**WHAT YOU WILL DO:**
Reproduce the listing exactly and skip over any pictures.

**RAW DATA:**

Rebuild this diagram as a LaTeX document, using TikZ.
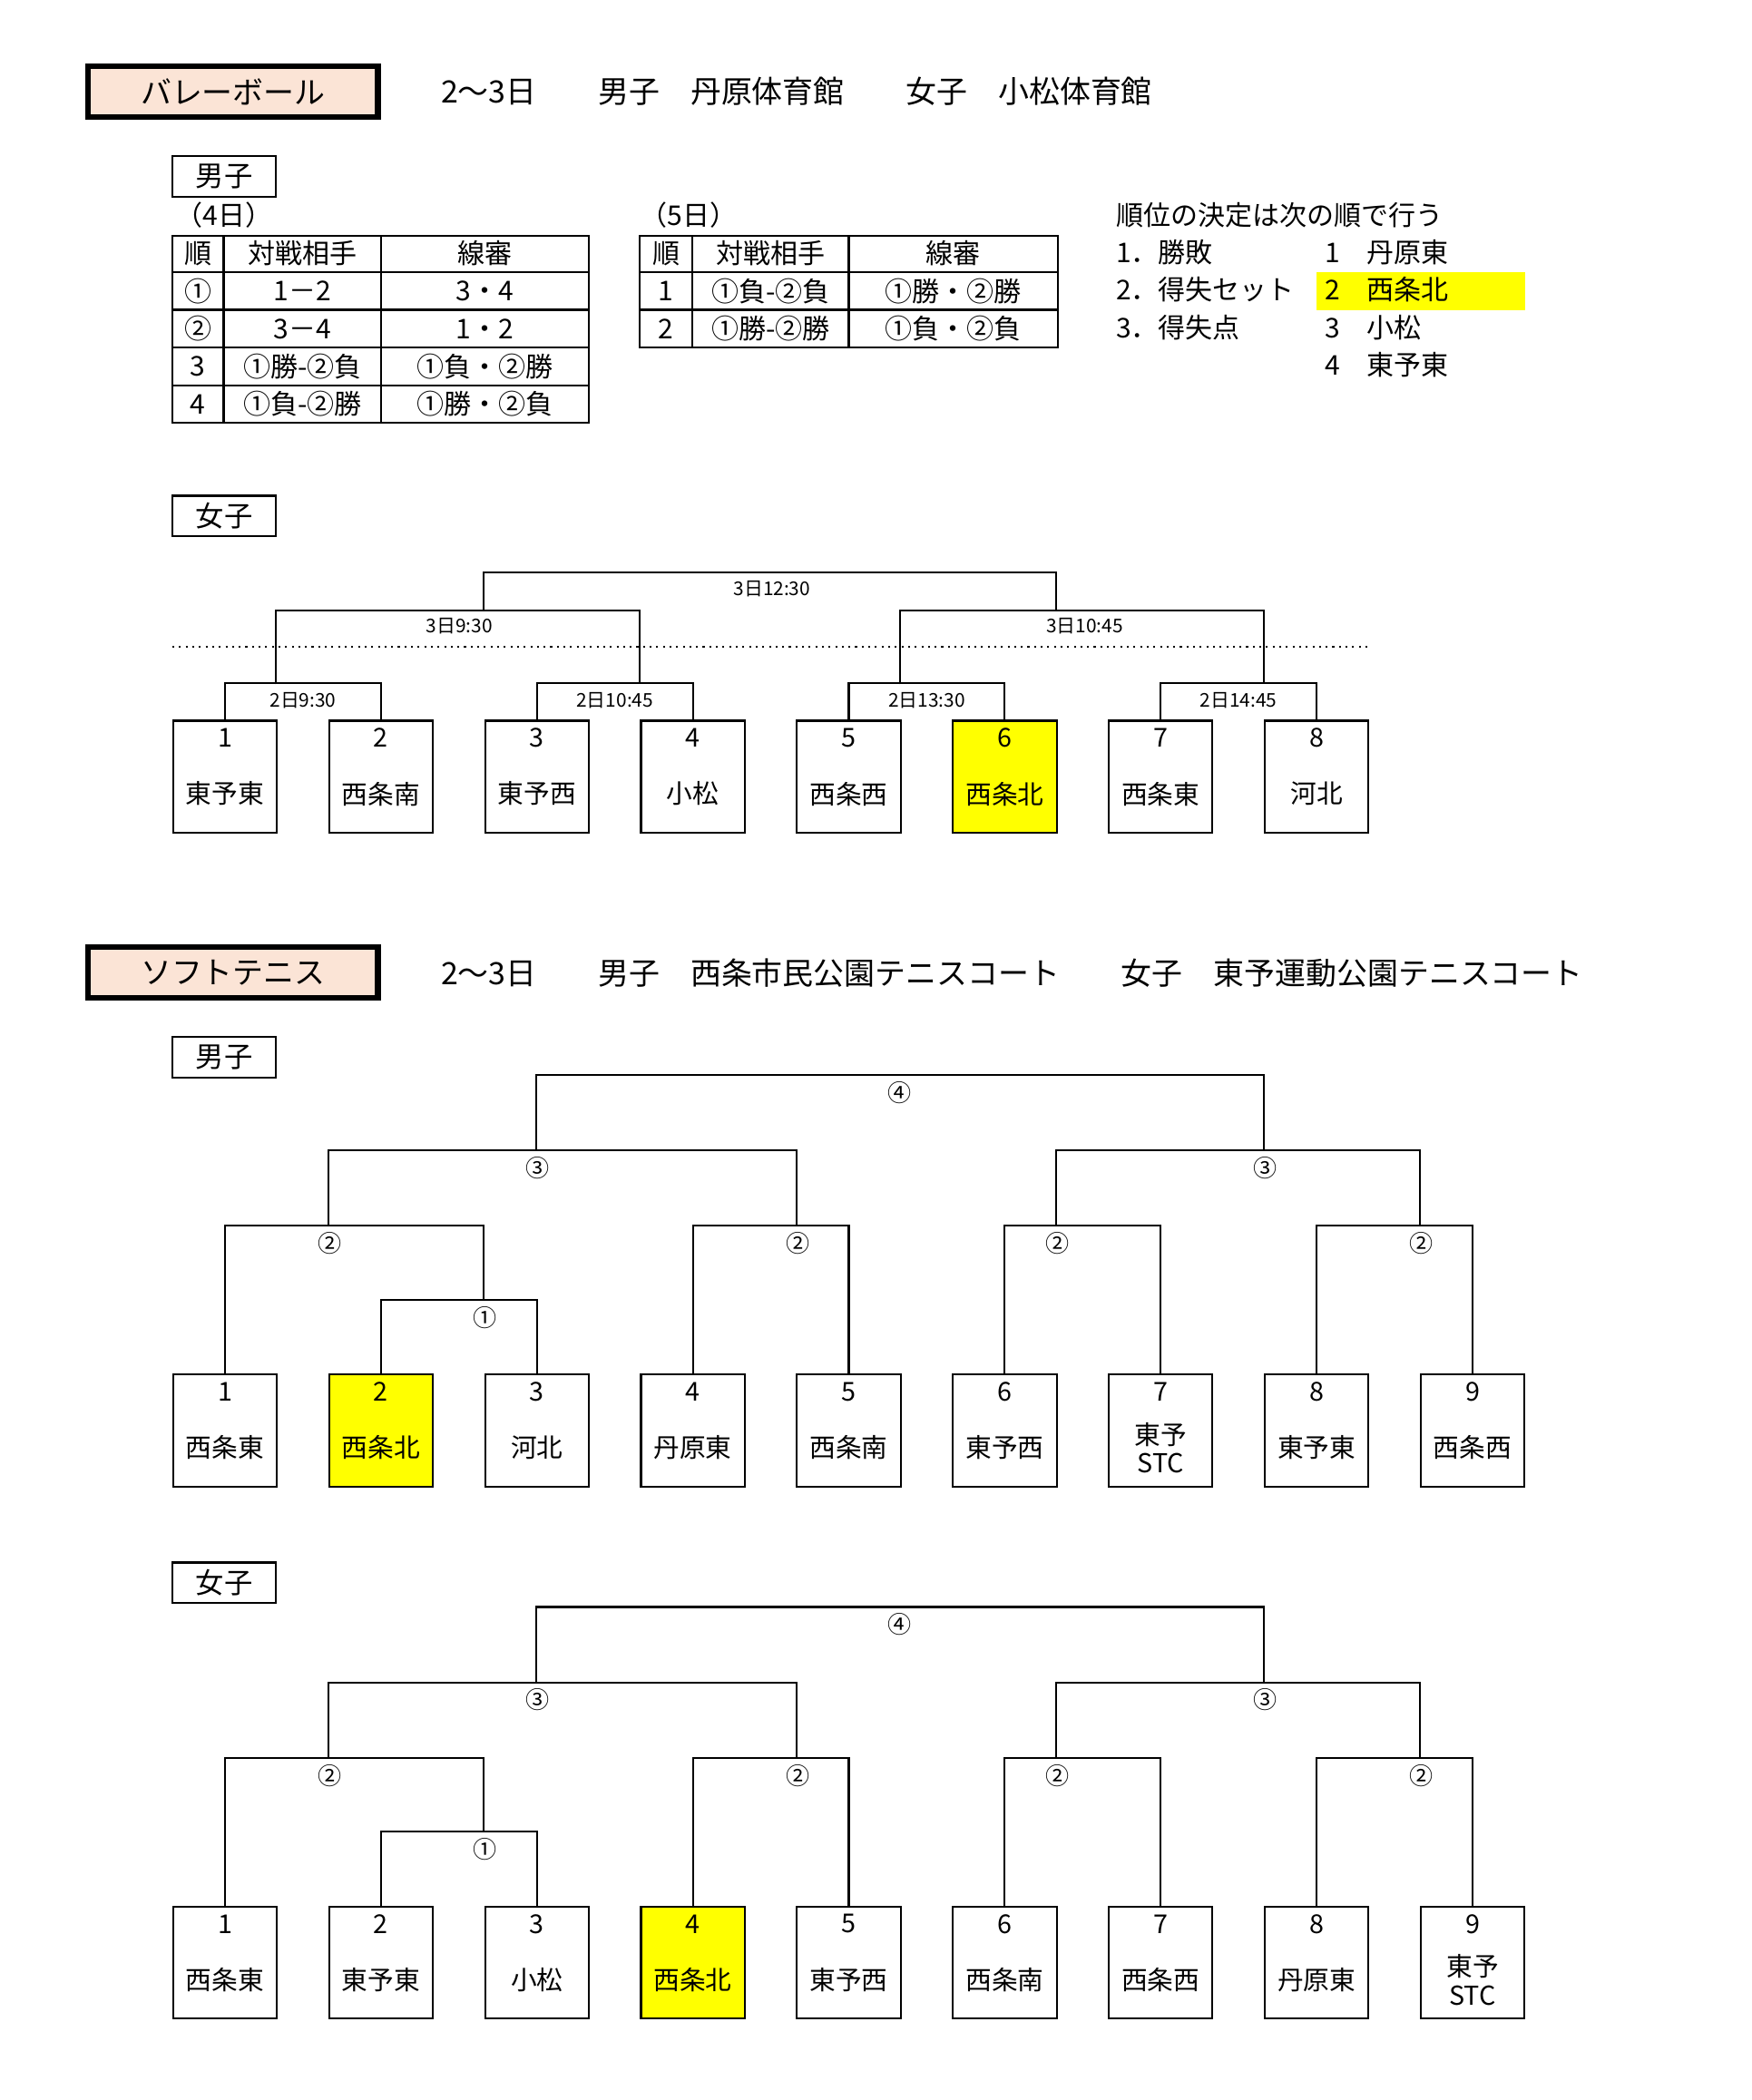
\documentclass[tikz,border=0pt]{standalone}
\usepackage{fontspec}
\setmainfont{Noto Sans CJK JP}
\usetikzlibrary{calc}
\definecolor{peach}{HTML}{FBE4D6}
\definecolor{hiyellow}{HTML}{FFFF00}
\begin{document}
\begin{tikzpicture}[x=0.02cm, y=-0.02cm,
    sporttitle/.style={draw, line width=2.4pt, fill=peach, minimum width=4.3cm, minimum height=0.76cm, inner sep=0pt, font=\fontsize{13}{15}\selectfont},
    venue/.style={anchor=west, inner sep=0pt, font=\fontsize{13}{15}\selectfont},
    tagbox/.style={draw, thick, minimum width=1.54cm, minimum height=0.6cm, inner sep=0pt, font=\fontsize{12}{14}\selectfont},
    cell/.style={inner sep=0pt, font=\fontsize{11.5}{13}\selectfont},
    teambox/.style={draw, thick, minimum width=1.54cm, minimum height=1.66cm, inner sep=0pt},
    teamname/.style={inner sep=0pt, align=center, font=\fontsize{11}{12}\selectfont},
    slot/.style={inner sep=0pt, font=\fontsize{8}{9}\selectfont},
    rnd/.style={inner sep=0pt, font=\fontsize{10}{11}\selectfont}
  ]
  \useasboundingbox (0,0) rectangle (1300,1559);

  % volleyball
  \node[sporttitle] (vb) at (173,68) {バレーボール};
  \node[venue] at (327,68) {2～3日　　男子　丹原体育館　　女子　小松体育館};
  \node[tagbox] (vm) at (166.5,131) {男子};
  \node[cell, anchor=west] at (130,160) {（4日）};
  \node[cell, anchor=west] at (475,160) {（5日）};

  % tables
  \draw[thick] (128,175) rectangle (437,314);
  \foreach \y in {202,230,258,286} \draw[thick] (128,\y) -- (437,\y);
  \draw[thick] (166,175) -- (166,314) (283,175) -- (283,314);
  \foreach \y/\a/\b/\c in {188/順/対戦相手/線審, 216/①/1－2/3・4, 244/②/3－4/1・2,
      272/3/①勝-②負/①負・②勝, 300/4/①負-②勝/①勝・②負}
    \node[cell] at (147,\y) {\a} node[cell] at (224.5,\y) {\b} node[cell] at (360,\y) {\c};
  \draw[thick] (475,175) rectangle (785,258);
  \foreach \y in {202,230} \draw[thick] (475,\y) -- (785,\y);
  \draw[thick] (514,175) -- (514,258) (630,175) -- (630,258);
  \foreach \y/\a/\b/\c in {188/順/対戦相手/線審, 216/1/①負-②負/①勝・②勝, 244/2/①勝-②勝/①負・②負}
    \node[cell] at (494.5,\y) {\a} node[cell] at (572,\y) {\b} node[cell] at (707.5,\y) {\c};

  % ranking
  \fill[hiyellow] (977,202) rectangle (1132,230);
  \node[cell, anchor=west] at (828,160) {順位の決定は次の順で行う};
  \foreach \y/\a/\b in {187/1．勝敗/1　丹原東, 215/2．得失セット/2　西条北, 243/3．得失点/3　小松, 271//4　東予東}
    \node[cell, anchor=west] at (828,\y) {\a} node[cell, anchor=west] at (983,\y) {\b};

  % volleyball women
  \node[tagbox] (vw) at (166.5,383) {女子};
  \foreach \i/\t/\c in {1/東予東/white, 2/西条南/white, 3/東予西/white, 4/小松/white,
      5/西条西/white, 6/西条北/hiyellow, 7/西条東/white, 8/河北/white} {
    \node[teambox, fill=\c] (v\i) at ({167+115.75*(\i-1)},576.5) {};
    \node[teamname] at ([yshift=-0.27cm]v\i.north) {\i};
    \node[teamname] at ([yshift=-1.1cm]v\i.north) {\t};
  }
  \foreach \a/\b/\t in {1/2/2日9:30, 3/4/2日10:45, 5/6/2日13:30, 7/8/2日14:45} {
    \draw[thick] (v\a.north) -- ++(0,-27) -| (v\b.north);
    \node[slot] at ($(v\a.north)!0.5!(v\b.north)+(0,-14)$) {\t};
  }
  \draw[thick] (205,508) |- (340,453) -| (475,508);
  \draw[thick] (668,508) |- (800,453) -| (938,508);
  \draw[thick] (359,453) |- (570,425) -| (784,453);
  \node[slot] at (341,465) {3日9:30};
  \node[slot] at (805,465) {3日10:45};
  \node[slot] at (573,437) {3日12:30};
  \draw[dotted, thick] (128,480) -- (1015,480);

  % soft tennis
  \node[sporttitle] (st) at (173,722) {ソフトテニス};
  \node[venue] at (327,722) {2～3日　　男子　西条市民公園テニスコート　　女子　東予運動公園テニスコート};
  \node[tagbox] (sm) at (166.5,785) {男子};
  \node[tagbox] (sw) at (166.5,1175) {女子};

  \foreach \g/\B/\L in {m/1020/{西条東,西条北,河北,丹原東,西条南,東予西,東予\\STC,東予東,西条西},
      w/1415/{西条東,東予東,小松,西条北,東予西,西条南,西条西,丹原東,東予\\STC}} {
    \foreach \t [count=\i] in \L {
      \node[teambox, fill=white] (\g\i) at ({167+115.75*(\i-1)},\B+42) {};
      \node[teamname] at ([yshift=-0.27cm]\g\i.north) {\i};
      \node[teamname] at ([yshift=-1.1cm]\g\i.north) {\t};
    }
    \draw[thick] (\g2.north) -- ++(0,-55) -| (\g3.north);
    \draw[thick] (\g1.north) |- (260,\B-110) -| (359,\B-55);
    \foreach \a/\b in {4/5, 6/7, 8/9}
      \draw[thick] (\g\a.north) -- ++(0,-110) -| (\g\b.north);
    \draw[thick] (244,\B-110) |- (400,\B-166) -| (591,\B-110);
    \draw[thick] (784,\B-110) |- (900,\B-166) -| (1054,\B-110);
    \draw[thick] (398,\B-166) |- (668,\B-222) -| (938,\B-166);
    \foreach \x/\d/\r in {360/42/①, 245/97/②, 592/97/②, 785/97/②, 1055/97/②, 399/153/③, 939/153/③, 668/209/④}
      \node[rnd] at (\x,\B-\d) {\r};
  }
  % highlighted teams
  \node[teambox, fill=hiyellow] at (m2) {};
  \node[teamname] at ([yshift=-0.27cm]m2.north) {2};
  \node[teamname] at ([yshift=-1.1cm]m2.north) {西条北};
  \node[teambox, fill=hiyellow] at (w4) {};
  \node[teamname] at ([yshift=-0.27cm]w4.north) {4};
  \node[teamname] at ([yshift=-1.1cm]w4.north) {西条北};
\end{tikzpicture}
\end{document}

**FINAL ANSWER:**
Rebuild this diagram as a LaTeX document, using TikZ.
\documentclass[tikz,border=0pt]{standalone}
\usepackage{fontspec}
\setmainfont{Noto Sans CJK JP}
\usetikzlibrary{calc}
\definecolor{peach}{HTML}{FBE4D6}
\definecolor{hiyellow}{HTML}{FFFF00}
\begin{document}
\begin{tikzpicture}[x=0.02cm, y=-0.02cm,
    sporttitle/.style={draw, line width=2.4pt, fill=peach, minimum width=4.3cm, minimum height=0.76cm, inner sep=0pt, font=\fontsize{13}{15}\selectfont},
    venue/.style={anchor=west, inner sep=0pt, font=\fontsize{13}{15}\selectfont},
    tagbox/.style={draw, thick, minimum width=1.54cm, minimum height=0.6cm, inner sep=0pt, font=\fontsize{12}{14}\selectfont},
    cell/.style={inner sep=0pt, font=\fontsize{11.5}{13}\selectfont},
    teambox/.style={draw, thick, minimum width=1.54cm, minimum height=1.66cm, inner sep=0pt},
    teamname/.style={inner sep=0pt, align=center, font=\fontsize{11}{12}\selectfont},
    slot/.style={inner sep=0pt, font=\fontsize{8}{9}\selectfont},
    rnd/.style={inner sep=0pt, font=\fontsize{10}{11}\selectfont}
  ]
  \useasboundingbox (0,0) rectangle (1300,1559);

  % volleyball
  \node[sporttitle] (vb) at (173,68) {バレーボール};
  \node[venue] at (327,68) {2～3日　　男子　丹原体育館　　女子　小松体育館};
  \node[tagbox] (vm) at (166.5,131) {男子};
  \node[cell, anchor=west] at (130,160) {（4日）};
  \node[cell, anchor=west] at (475,160) {（5日）};

  % tables
  \draw[thick] (128,175) rectangle (437,314);
  \foreach \y in {202,230,258,286} \draw[thick] (128,\y) -- (437,\y);
  \draw[thick] (166,175) -- (166,314) (283,175) -- (283,314);
  \foreach \y/\a/\b/\c in {188/順/対戦相手/線審, 216/①/1－2/3・4, 244/②/3－4/1・2,
      272/3/①勝-②負/①負・②勝, 300/4/①負-②勝/①勝・②負}
    \node[cell] at (147,\y) {\a} node[cell] at (224.5,\y) {\b} node[cell] at (360,\y) {\c};
  \draw[thick] (475,175) rectangle (785,258);
  \foreach \y in {202,230} \draw[thick] (475,\y) -- (785,\y);
  \draw[thick] (514,175) -- (514,258) (630,175) -- (630,258);
  \foreach \y/\a/\b/\c in {188/順/対戦相手/線審, 216/1/①負-②負/①勝・②勝, 244/2/①勝-②勝/①負・②負}
    \node[cell] at (494.5,\y) {\a} node[cell] at (572,\y) {\b} node[cell] at (707.5,\y) {\c};

  % ranking
  \fill[hiyellow] (977,202) rectangle (1132,230);
  \node[cell, anchor=west] at (828,160) {順位の決定は次の順で行う};
  \foreach \y/\a/\b in {187/1．勝敗/1　丹原東, 215/2．得失セット/2　西条北, 243/3．得失点/3　小松, 271//4　東予東}
    \node[cell, anchor=west] at (828,\y) {\a} node[cell, anchor=west] at (983,\y) {\b};

  % volleyball women
  \node[tagbox] (vw) at (166.5,383) {女子};
  \foreach \i/\t/\c in {1/東予東/white, 2/西条南/white, 3/東予西/white, 4/小松/white,
      5/西条西/white, 6/西条北/hiyellow, 7/西条東/white, 8/河北/white} {
    \node[teambox, fill=\c] (v\i) at ({167+115.75*(\i-1)},576.5) {};
    \node[teamname] at ([yshift=-0.27cm]v\i.north) {\i};
    \node[teamname] at ([yshift=-1.1cm]v\i.north) {\t};
  }
  \foreach \a/\b/\t in {1/2/2日9:30, 3/4/2日10:45, 5/6/2日13:30, 7/8/2日14:45} {
    \draw[thick] (v\a.north) -- ++(0,-27) -| (v\b.north);
    \node[slot] at ($(v\a.north)!0.5!(v\b.north)+(0,-14)$) {\t};
  }
  \draw[thick] (205,508) |- (340,453) -| (475,508);
  \draw[thick] (668,508) |- (800,453) -| (938,508);
  \draw[thick] (359,453) |- (570,425) -| (784,453);
  \node[slot] at (341,465) {3日9:30};
  \node[slot] at (805,465) {3日10:45};
  \node[slot] at (573,437) {3日12:30};
  \draw[dotted, thick] (128,480) -- (1015,480);

  % soft tennis
  \node[sporttitle] (st) at (173,722) {ソフトテニス};
  \node[venue] at (327,722) {2～3日　　男子　西条市民公園テニスコート　　女子　東予運動公園テニスコート};
  \node[tagbox] (sm) at (166.5,785) {男子};
  \node[tagbox] (sw) at (166.5,1175) {女子};

  \foreach \g/\B/\L in {m/1020/{西条東,西条北,河北,丹原東,西条南,東予西,東予\\STC,東予東,西条西},
      w/1415/{西条東,東予東,小松,西条北,東予西,西条南,西条西,丹原東,東予\\STC}} {
    \foreach \t [count=\i] in \L {
      \node[teambox, fill=white] (\g\i) at ({167+115.75*(\i-1)},\B+42) {};
      \node[teamname] at ([yshift=-0.27cm]\g\i.north) {\i};
      \node[teamname] at ([yshift=-1.1cm]\g\i.north) {\t};
    }
    \draw[thick] (\g2.north) -- ++(0,-55) -| (\g3.north);
    \draw[thick] (\g1.north) |- (260,\B-110) -| (359,\B-55);
    \foreach \a/\b in {4/5, 6/7, 8/9}
      \draw[thick] (\g\a.north) -- ++(0,-110) -| (\g\b.north);
    \draw[thick] (244,\B-110) |- (400,\B-166) -| (591,\B-110);
    \draw[thick] (784,\B-110) |- (900,\B-166) -| (1054,\B-110);
    \draw[thick] (398,\B-166) |- (668,\B-222) -| (938,\B-166);
    \foreach \x/\d/\r in {360/42/①, 245/97/②, 592/97/②, 785/97/②, 1055/97/②, 399/153/③, 939/153/③, 668/209/④}
      \node[rnd] at (\x,\B-\d) {\r};
  }
  % highlighted teams
  \node[teambox, fill=hiyellow] at (m2) {};
  \node[teamname] at ([yshift=-0.27cm]m2.north) {2};
  \node[teamname] at ([yshift=-1.1cm]m2.north) {西条北};
  \node[teambox, fill=hiyellow] at (w4) {};
  \node[teamname] at ([yshift=-0.27cm]w4.north) {4};
  \node[teamname] at ([yshift=-1.1cm]w4.north) {西条北};
\end{tikzpicture}
\end{document}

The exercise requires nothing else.